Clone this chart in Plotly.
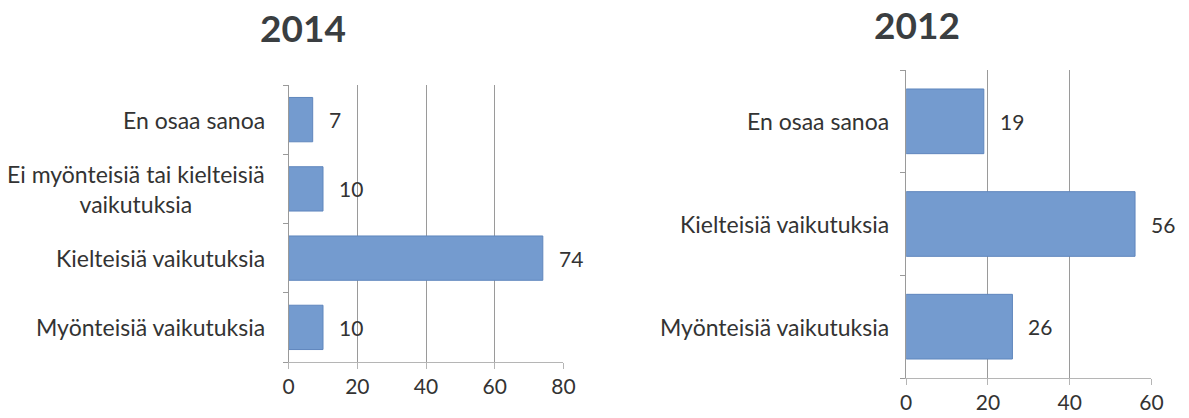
import plotly.graph_objects as go

# ---- data ----
cats_2014 = ["Myönteisiä vaikutuksia", "Kielteisiä vaikutuksia",
             "Ei myönteisiä tai kielteisiä<br>vaikutuksia", "En osaa sanoa"]
vals_2014 = [10, 74, 10, 7]
cats_2012 = ["Myönteisiä vaikutuksia", "Kielteisiä vaikutuksia", "En osaa sanoa"]
vals_2012 = [26, 56, 19]
ticks_2014 = [0, 20, 40, 60, 80]
ticks_2012 = [0, 20, 40, 60]
title_2014 = "2014"
title_2012 = "2012"

FONT = "Lato"
TXT = "#333333"
BAR = "#749bcf"
BAR_LINE = "#5f86bd"
GRID = "#9a9a9a"
AXLINE = "#b5b5b5"
W, H = 1189, 418

fig = go.Figure()
fig.add_trace(go.Bar(x=vals_2014, y=cats_2014, orientation="h", width=0.64,
                     marker=dict(color=BAR, line=dict(color=BAR_LINE, width=1)),
                     xaxis="x", yaxis="y", showlegend=False, hoverinfo="skip"))
fig.add_trace(go.Bar(x=vals_2012, y=cats_2012, orientation="h", width=0.63,
                     marker=dict(color=BAR, line=dict(color=BAR_LINE, width=1)),
                     xaxis="x2", yaxis="y2", showlegend=False, hoverinfo="skip"))

def px_x(p):
    return p / W

def px_y(p):
    return 1 - p / H

xcommon = dict(showgrid=True, gridcolor=GRID, gridwidth=1, showline=True,
               linecolor=AXLINE, linewidth=1, ticks="outside", ticklen=6,
               tickcolor=AXLINE, zeroline=False, fixedrange=True,
               tickfont=dict(family=FONT, size=21, color=TXT))
ycommon = dict(showline=True, linecolor=GRID, linewidth=1, ticks="outside",
               ticklen=5, tickcolor=GRID, tickson="boundaries",
               showticklabels=False, showgrid=False, fixedrange=True)

fig.update_layout(
    width=W, height=H, margin=dict(l=0, r=0, t=0, b=0),
    paper_bgcolor="white", plot_bgcolor="white",
    xaxis=dict(domain=[px_x(287), px_x(566)], range=[0, 80], tickvals=ticks_2014,
               anchor="y", **xcommon),
    yaxis=dict(domain=[px_y(362), px_y(85)], anchor="x",
               categoryorder="array", categoryarray=cats_2014, **ycommon),
    xaxis2=dict(domain=[px_x(914), px_x(1163)], range=[0, 60], tickvals=ticks_2012,
                anchor="y2", **xcommon),
    yaxis2=dict(domain=[px_y(378), px_y(70)], anchor="x2",
                categoryorder="array", categoryarray=cats_2012, **ycommon),
    bargap=0.36,
)

annotations = []
# titles
annotations.append(dict(text="<b>" + title_2014 + "</b>", xref="paper", yref="paper",
                        x=px_x(302), y=px_y(27), xanchor="center", yanchor="middle",
                        showarrow=False, font=dict(family=FONT, size=37, color="#3a3e41")))
annotations.append(dict(text="<b>" + title_2012 + "</b>", xref="paper", yref="paper",
                        x=px_x(925), y=1, xanchor="center", yanchor="top",
                        showarrow=False, font=dict(family=FONT, size=37, color="#3a3e41")))

# category labels (centered multi-line, right anchored at the axis)
for cats, xr, yr, sh in [(cats_2014, "x", "y", -22), (cats_2012, "x2", "y2", -15)]:
    for c in cats:
        annotations.append(dict(text=c, x=0, y=c, xref=xr, yref=yr, xanchor="right",
                                yanchor="middle", xshift=sh, align="center",
                                showarrow=False,
                                font=dict(family=FONT, size=23, color=TXT)))

# value labels
for cats, vals, xr, yr in [(cats_2014, vals_2014, "x", "y"), (cats_2012, vals_2012, "x2", "y2")]:
    for c, v in zip(cats, vals):
        annotations.append(dict(text=str(v), x=v, y=c, xref=xr, yref=yr, xanchor="left",
                                yanchor="middle", xshift=14, showarrow=False,
                                font=dict(family=FONT, size=21, color=TXT)))

fig.update_layout(annotations=annotations)
fig.write_html("out.html", config={"displayModeBar": False},
               post_script="document.body.style.margin='0';document.body.style.overflow='hidden';")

────────────────

→ **Description of the task**
Every line above should be returned word for word, with the pictures left behind.

→ **Answer for this exercise**
Clone this chart in Plotly.
import plotly.graph_objects as go

# ---- data ----
cats_2014 = ["Myönteisiä vaikutuksia", "Kielteisiä vaikutuksia",
             "Ei myönteisiä tai kielteisiä<br>vaikutuksia", "En osaa sanoa"]
vals_2014 = [10, 74, 10, 7]
cats_2012 = ["Myönteisiä vaikutuksia", "Kielteisiä vaikutuksia", "En osaa sanoa"]
vals_2012 = [26, 56, 19]
ticks_2014 = [0, 20, 40, 60, 80]
ticks_2012 = [0, 20, 40, 60]
title_2014 = "2014"
title_2012 = "2012"

FONT = "Lato"
TXT = "#333333"
BAR = "#749bcf"
BAR_LINE = "#5f86bd"
GRID = "#9a9a9a"
AXLINE = "#b5b5b5"
W, H = 1189, 418

fig = go.Figure()
fig.add_trace(go.Bar(x=vals_2014, y=cats_2014, orientation="h", width=0.64,
                     marker=dict(color=BAR, line=dict(color=BAR_LINE, width=1)),
                     xaxis="x", yaxis="y", showlegend=False, hoverinfo="skip"))
fig.add_trace(go.Bar(x=vals_2012, y=cats_2012, orientation="h", width=0.63,
                     marker=dict(color=BAR, line=dict(color=BAR_LINE, width=1)),
                     xaxis="x2", yaxis="y2", showlegend=False, hoverinfo="skip"))

def px_x(p):
    return p / W

def px_y(p):
    return 1 - p / H

xcommon = dict(showgrid=True, gridcolor=GRID, gridwidth=1, showline=True,
               linecolor=AXLINE, linewidth=1, ticks="outside", ticklen=6,
               tickcolor=AXLINE, zeroline=False, fixedrange=True,
               tickfont=dict(family=FONT, size=21, color=TXT))
ycommon = dict(showline=True, linecolor=GRID, linewidth=1, ticks="outside",
               ticklen=5, tickcolor=GRID, tickson="boundaries",
               showticklabels=False, showgrid=False, fixedrange=True)

fig.update_layout(
    width=W, height=H, margin=dict(l=0, r=0, t=0, b=0),
    paper_bgcolor="white", plot_bgcolor="white",
    xaxis=dict(domain=[px_x(287), px_x(566)], range=[0, 80], tickvals=ticks_2014,
               anchor="y", **xcommon),
    yaxis=dict(domain=[px_y(362), px_y(85)], anchor="x",
               categoryorder="array", categoryarray=cats_2014, **ycommon),
    xaxis2=dict(domain=[px_x(914), px_x(1163)], range=[0, 60], tickvals=ticks_2012,
                anchor="y2", **xcommon),
    yaxis2=dict(domain=[px_y(378), px_y(70)], anchor="x2",
                categoryorder="array", categoryarray=cats_2012, **ycommon),
    bargap=0.36,
)

annotations = []
# titles
annotations.append(dict(text="<b>" + title_2014 + "</b>", xref="paper", yref="paper",
                        x=px_x(302), y=px_y(27), xanchor="center", yanchor="middle",
                        showarrow=False, font=dict(family=FONT, size=37, color="#3a3e41")))
annotations.append(dict(text="<b>" + title_2012 + "</b>", xref="paper", yref="paper",
                        x=px_x(925), y=1, xanchor="center", yanchor="top",
                        showarrow=False, font=dict(family=FONT, size=37, color="#3a3e41")))

# category labels (centered multi-line, right anchored at the axis)
for cats, xr, yr, sh in [(cats_2014, "x", "y", -22), (cats_2012, "x2", "y2", -15)]:
    for c in cats:
        annotations.append(dict(text=c, x=0, y=c, xref=xr, yref=yr, xanchor="right",
                                yanchor="middle", xshift=sh, align="center",
                                showarrow=False,
                                font=dict(family=FONT, size=23, color=TXT)))

# value labels
for cats, vals, xr, yr in [(cats_2014, vals_2014, "x", "y"), (cats_2012, vals_2012, "x2", "y2")]:
    for c, v in zip(cats, vals):
        annotations.append(dict(text=str(v), x=v, y=c, xref=xr, yref=yr, xanchor="left",
                                yanchor="middle", xshift=14, showarrow=False,
                                font=dict(family=FONT, size=21, color=TXT)))

fig.update_layout(annotations=annotations)
fig.write_html("out.html", config={"displayModeBar": False},
               post_script="document.body.style.margin='0';document.body.style.overflow='hidden';")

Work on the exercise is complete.